Flexibilidade como resposta de habitação social aliada e empoderamento

Um prédio flexível não é só aquele que tem várias funções, mas que também se adapta ao perfil de seu usuário. Quando se fala em moradias sociais ou populares, esse é um tema ainda mais relevante, já que a possibilidade de se personalizar o espaço permite o sentimento de pertencimento para os moradores e oferece condições para manifestação de suas identidades, personalidades e estilo de vida. Esse é o sentido por trás do conceito “incremental housing” criado pelo arquiteto chileno Alejandro Aravena. Ou seja, projetos de moradias que são acessíveis, padronizadas, mas que, ainda assim, podem ser expandidas. Para o sucesso do projeto, a escuta ativa a essas pessoas foi essencial.  
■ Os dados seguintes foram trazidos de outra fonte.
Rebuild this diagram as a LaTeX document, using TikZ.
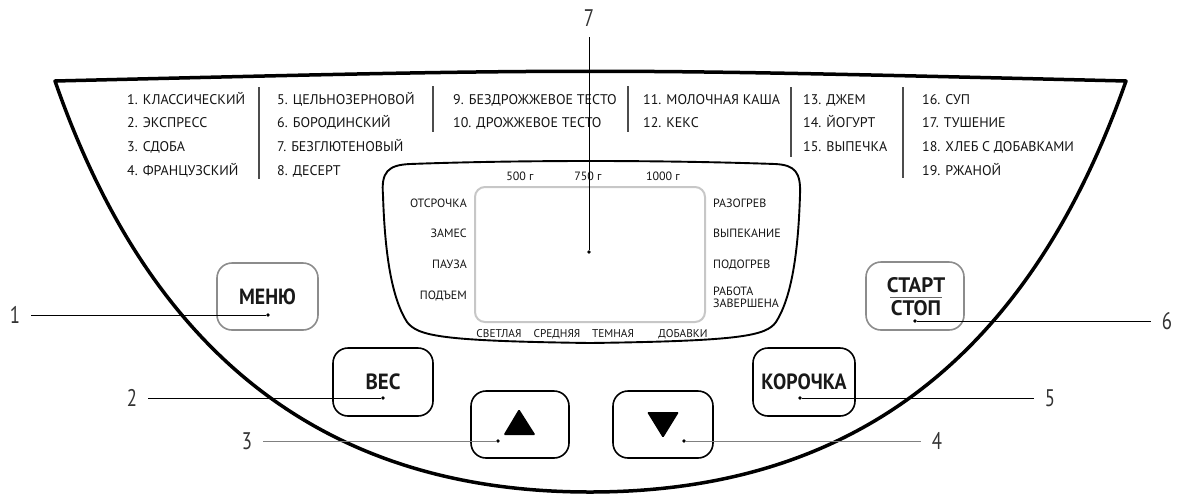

Um dos seus projetos mais conhecidos é o de Quinta Monroy. Localizado em uma vila no Chile, o espaço foi usado para construir casas populares para retirar as pessoas de moradias irregulares. Aravena sugeriu partir de uma conversa com a população que ia morar nas casas. O resultado foram construções básicas, mas que podem ser expandidas. Em entrevista à Folha de S.Paulo, ele, que ficou conhecido como o arquiteto dos pobres, contou que, ao falar com as pessoas, foi possível entender quais eram as áreas da casa mais custosas para os moradores construírem, como banheiros e cozinha, e quais áreas eles preferiam construir, como os quartos. 

“As evidências mostram que há uma capacidade de investimento das próprias pessoas. Elas são capazes de construir 30, 40m² sem qualquer tipo de apoio estatal. Se essa capacidade informal existe, não seria melhor usá-la nas políticas públicas? Por que não fazer só a parte que as famílias não farão bem?”, disse ele. Quase 10 anos depois da construção do bairro, a maioria dos moradores permanece no local. “O poder de síntese do design é tentar utilizar de maneira mais eficiente o recurso mais escasso das cidades, que não é o dinheiro, mas a coordenação. A força da construção feita pelas pessoas, do senso comum, da natureza, todas elas precisam ser traduzidas em forma de prédios, em modelagem e moldagem, não é cimento, tijolos ou madeira. É a própria vida”, comentou Aravena em um TED Talk de 2014.